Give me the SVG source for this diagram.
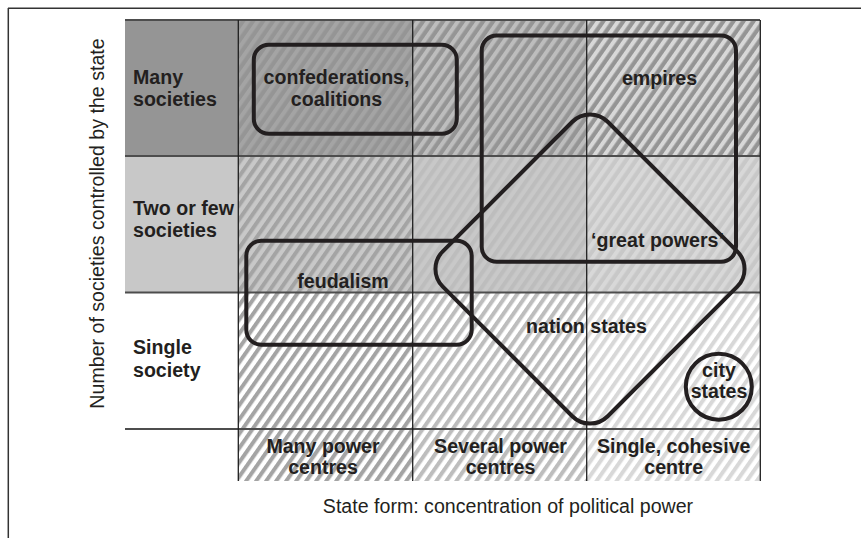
<svg xmlns="http://www.w3.org/2000/svg" width="861" height="538" viewBox="0 0 861 538">
<style>
.lbl{font-family:"Liberation Sans",Arial,Helvetica,sans-serif;font-size:19.6px;font-weight:bold;fill:#231f20}
.mid{text-anchor:middle}
.axis{font-family:"Liberation Sans",Arial,Helvetica,sans-serif;font-size:19.6px;fill:#231f20;text-anchor:middle}
.shape{fill:none;stroke:#231f20;stroke-width:4}
.hline{stroke:#4d4d4d;stroke-width:2}
.vline{stroke:#1f1f1f;stroke-width:1.3}
</style>
<defs>
<pattern id="h1" width="8.2" height="10" patternUnits="userSpaceOnUse" patternTransform="rotate(35)"><rect width="4" height="10" fill="#a4a4a4"/></pattern>
<pattern id="h2" width="8.2" height="10" patternUnits="userSpaceOnUse" patternTransform="rotate(35)"><rect width="4" height="10" fill="#bdbdbd"/></pattern>
<pattern id="h3" width="8.2" height="10" patternUnits="userSpaceOnUse" patternTransform="rotate(35)"><rect width="4" height="10" fill="#d8d8d8"/></pattern>
</defs>
<rect width="861" height="538" fill="#fff"/>
<g id="frame" stroke="#333" stroke-width="1.5" fill="none">
<line x1="8" y1="8.3" x2="861" y2="8.3"/>
<line x1="8.3" y1="8" x2="8.3" y2="538"/>
</g>
<g id="grid">
<rect x="125" y="20" width="635" height="136" fill="#959595"/>
<rect x="125" y="156" width="635" height="136" fill="#c8c8c8"/>
<rect x="238" y="20" width="175" height="461" fill="url(#h1)"/>
<rect x="413" y="20" width="174" height="461" fill="url(#h2)"/>
<rect x="587" y="20" width="173" height="461" fill="url(#h3)"/>
<line class="hline" x1="125" y1="20" x2="760" y2="20"/>
<line class="hline" x1="125" y1="156" x2="760" y2="156"/>
<line class="hline" x1="125" y1="292.5" x2="760" y2="292.5"/>
<line class="hline" x1="125" y1="429" x2="760" y2="429"/>
<line class="vline" x1="238.3" y1="20" x2="238.3" y2="481"/>
<line class="vline" x1="412.7" y1="20" x2="412.7" y2="481"/>
<line class="vline" x1="586.7" y1="20" x2="586.7" y2="481"/>
<line class="vline" x1="760.3" y1="20" x2="760.3" y2="481"/>
</g>
<g id="connectors"></g>
<g id="confederations">
<rect class="shape" x="253.8" y="44.7" width="203" height="89" rx="15"/>
<text class="lbl mid" x="336.5" y="83.5">confederations,</text>
<text class="lbl mid" x="336.5" y="105.5">coalitions</text>
</g>
<g id="empires">
<rect class="shape" x="481.7" y="35.5" width="254.3" height="226.3" rx="15"/>
<text class="lbl mid" x="659.5" y="85">empires</text>
<text class="lbl mid" x="657.5" y="246.5">‘great powers’</text>
</g>
<g id="feudalism">
<rect class="shape" x="246.3" y="240.7" width="225.4" height="104" rx="15"/>
<text class="lbl mid" x="343" y="288">feudalism</text>
</g>
<g id="nation-states">
<rect class="shape" x="-116.6" y="-116.6" width="233.2" height="233.2" rx="25" transform="translate(590,269) rotate(45)"/>
<text class="lbl mid" x="586.5" y="333">nation states</text>
</g>
<g id="city-states">
<circle class="shape" cx="718.8" cy="386.7" r="33"/>
<text class="lbl mid" x="719" y="376.5">city</text>
<text class="lbl mid" x="719" y="398">states</text>
</g>
<g id="row-many">
<text class="lbl" x="133" y="83.5">Many</text>
<text class="lbl" x="133" y="105.5">societies</text>
</g>
<g id="row-few">
<text class="lbl" x="133" y="215">Two or few</text>
<text class="lbl" x="133" y="237">societies</text>
</g>
<g id="row-single">
<text class="lbl" x="133" y="354">Single</text>
<text class="lbl" x="133" y="376.5">society</text>
</g>
<g id="col-many">
<text class="lbl mid" x="323" y="453">Many power</text>
<text class="lbl mid" x="323" y="474">centres</text>
</g>
<g id="col-several">
<text class="lbl mid" x="500.5" y="453">Several power</text>
<text class="lbl mid" x="500.5" y="474">centres</text>
</g>
<g id="col-single">
<text class="lbl mid" x="673.7" y="453">Single, cohesive</text>
<text class="lbl mid" x="673.7" y="474">centre</text>
</g>
<g id="axes">
<text class="axis" x="508" y="513">State form: concentration of political power</text>
<text class="axis" transform="translate(103.5,223.5) rotate(-90)">Number of societies controlled by the state</text>
</g>
</svg>
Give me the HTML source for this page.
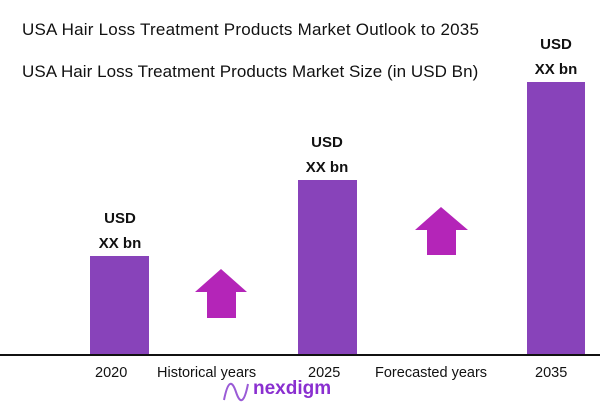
<!DOCTYPE html>
<html><head><style>
body{margin:0;width:615px;height:416px;background:#fff;position:relative;overflow:hidden;font-family:"Liberation Sans",sans-serif;color:#111}
.t{position:absolute;left:22px;font-size:17px;white-space:nowrap}
.bar{position:absolute;background:#8843BA}
.v{position:absolute;font-weight:bold;font-size:15px;text-align:center;width:80px;line-height:25px}
.l{position:absolute;font-size:14.5px;top:365px;white-space:nowrap}
</style></head><body>
<div class="t" style="top:20px;letter-spacing:0.22px">USA Hair Loss Treatment Products Market Outlook to 2035</div>
<div class="t" style="top:62px;letter-spacing:0.05px">USA Hair Loss Treatment Products Market Size (in USD Bn)</div>
<div class="bar" style="left:90px;width:59px;top:256px;height:99px"></div>
<div class="bar" style="left:298px;width:59px;top:180px;height:175px"></div>
<div class="bar" style="left:527px;width:58px;top:82px;height:273px"></div>
<div class="v" style="left:80px;top:206px">USD<br>XX bn</div>
<div class="v" style="left:287px;top:130px">USD<br>XX bn</div>
<div class="v" style="left:516px;top:32px">USD<br>XX bn</div>
<svg style="position:absolute;left:0;top:0" width="615" height="416">
<polygon points="221,269 247,292 236,292 236,318 207,318 207,292 195,292" fill="#B425B8"/>
<polygon points="441,207 468,230 456,230 456,255 427,255 427,230 415,230" fill="#B425B8"/>
<line x1="0" y1="355" x2="600" y2="355" stroke="#111" stroke-width="2"/>
<path d="M224,400 C228,380 232,380 236,392 C240,404 244,404 248,384" stroke="#9a5bd6" stroke-width="2" fill="none"/>
</svg>
<div class="l" style="left:95px">2020</div>
<div class="l" style="left:157px">Historical years</div>
<div class="l" style="left:308px">2025</div>
<div class="l" style="left:375px">Forecasted years</div>
<div class="l" style="left:535px">2035</div>
<div style="position:absolute;left:253px;top:378px;font-size:19px;font-weight:bold;color:#8a2fd0">nexdigm</div>
</body></html>
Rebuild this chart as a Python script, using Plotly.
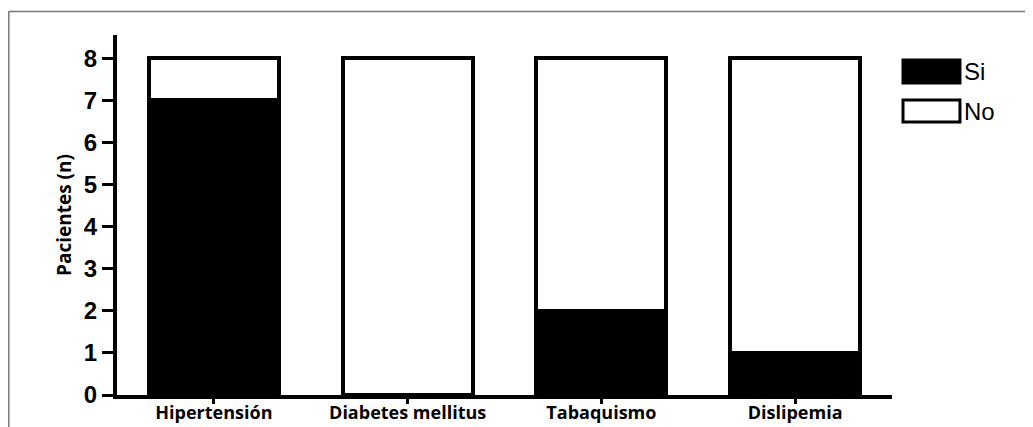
import plotly.graph_objects as go

categories = ["Hipertensión", "Diabetes mellitus", "Tabaquismo", "Dislipemia"]
series_names = ["Si", "No"]
si_values = [7, 0, 2, 1]
no_values = [1, 8, 6, 7]
y_ticks = [0, 1, 2, 3, 4, 5, 6, 7, 8]
y_title = "Pacientes (n)"

fig = go.Figure()
fig.add_trace(go.Bar(x=categories, y=si_values, name=series_names[0],
                     marker=dict(color="black", line=dict(color="black", width=4))))
fig.add_trace(go.Bar(x=categories, y=no_values, name=series_names[1],
                     marker=dict(color="white", line=dict(color="black", width=4))))

# page has an 8px body margin, so the figure is 8px smaller than the window
fig.update_layout(
    barmode="stack",
    bargap=0.33,
    width=1025, height=419,
    margin=dict(l=109, r=141, t=27, b=32, autoexpand=False),
    paper_bgcolor="white", plot_bgcolor="white",
    showlegend=False,
)
fig.update_xaxes(
    range=[-0.5, 3.5], showline=True, linecolor="black", linewidth=4,
    ticks="outside", ticklen=5, tickwidth=3, tickcolor="black",
    ticklabelstandoff=-7, automargin=False,
    tickfont=dict(family="Open Sans", size=18, color="black", weight="bold"),
    showgrid=False, zeroline=False,
)
fig.update_yaxes(
    range=[0, 8.55], tickvals=y_ticks, showline=True, linecolor="black", linewidth=4,
    ticks="outside", ticklen=11, tickwidth=3, tickcolor="black", automargin=False,
    tickfont=dict(family="Liberation Sans", size=24, color="black", weight="bold"),
    title=dict(text=y_title, standoff=8,
               font=dict(family="Open Sans", size=19, color="black", weight="bold")),
    showgrid=False, zeroline=False,
)

# outer frame (grey) like the reference image border
fig.add_shape(type="line", xref="paper", yref="paper", x0=-0.14, x1=1.2,
              y0=1.0653, y1=1.0653, line=dict(color="#777777", width=1.5))
fig.add_shape(type="line", xref="paper", yref="paper", x0=-0.1396, x1=-0.1396,
              y0=1.0653, y1=-0.2, line=dict(color="#777777", width=1.5))

# legend
legend_fill = ["black", "white"]
legend_y = [(0.8667, 0.9306), (0.7583, 0.8194)]
for name, fill, (y0, y1) in zip(series_names, legend_fill, legend_y):
    fig.add_shape(type="rect", xref="paper", yref="paper", x0=1.0142, x1=1.0877,
                  y0=y0, y1=y1, fillcolor=fill, line=dict(color="black", width=3))
    fig.add_annotation(xref="paper", yref="paper", x=1.0905, y=(y0 + y1) / 2,
                       text=name, showarrow=False, xanchor="left", yanchor="middle",
                       font=dict(family="Liberation Sans", size=24, color="black"))

fig.write_html("out.html")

◇ ◇ ◇ ◇

**Instructions to follow:** Out of the records above, set down only the lines from the one that contains "Give me the HTML source for this page." through the one that contains "import plotly.graph_objects as go", unchanged and without the pictures.

**Task output:**
Give me the HTML source for this page.
<!DOCTYPE html>
<html><head><style>
body{margin:0;width:615px;height:416px;background:#fff;position:relative;overflow:hidden;font-family:"Liberation Sans",sans-serif;color:#111}
.t{position:absolute;left:22px;font-size:17px;white-space:nowrap}
.bar{position:absolute;background:#8843BA}
.v{position:absolute;font-weight:bold;font-size:15px;text-align:center;width:80px;line-height:25px}
.l{position:absolute;font-size:14.5px;top:365px;white-space:nowrap}
</style></head><body>
<div class="t" style="top:20px;letter-spacing:0.22px">USA Hair Loss Treatment Products Market Outlook to 2035</div>
<div class="t" style="top:62px;letter-spacing:0.05px">USA Hair Loss Treatment Products Market Size (in USD Bn)</div>
<div class="bar" style="left:90px;width:59px;top:256px;height:99px"></div>
<div class="bar" style="left:298px;width:59px;top:180px;height:175px"></div>
<div class="bar" style="left:527px;width:58px;top:82px;height:273px"></div>
<div class="v" style="left:80px;top:206px">USD<br>XX bn</div>
<div class="v" style="left:287px;top:130px">USD<br>XX bn</div>
<div class="v" style="left:516px;top:32px">USD<br>XX bn</div>
<svg style="position:absolute;left:0;top:0" width="615" height="416">
<polygon points="221,269 247,292 236,292 236,318 207,318 207,292 195,292" fill="#B425B8"/>
<polygon points="441,207 468,230 456,230 456,255 427,255 427,230 415,230" fill="#B425B8"/>
<line x1="0" y1="355" x2="600" y2="355" stroke="#111" stroke-width="2"/>
<path d="M224,400 C228,380 232,380 236,392 C240,404 244,404 248,384" stroke="#9a5bd6" stroke-width="2" fill="none"/>
</svg>
<div class="l" style="left:95px">2020</div>
<div class="l" style="left:157px">Historical years</div>
<div class="l" style="left:308px">2025</div>
<div class="l" style="left:375px">Forecasted years</div>
<div class="l" style="left:535px">2035</div>
<div style="position:absolute;left:253px;top:378px;font-size:19px;font-weight:bold;color:#8a2fd0">nexdigm</div>
</body></html>
Rebuild this chart as a Python script, using Plotly.
import plotly.graph_objects as go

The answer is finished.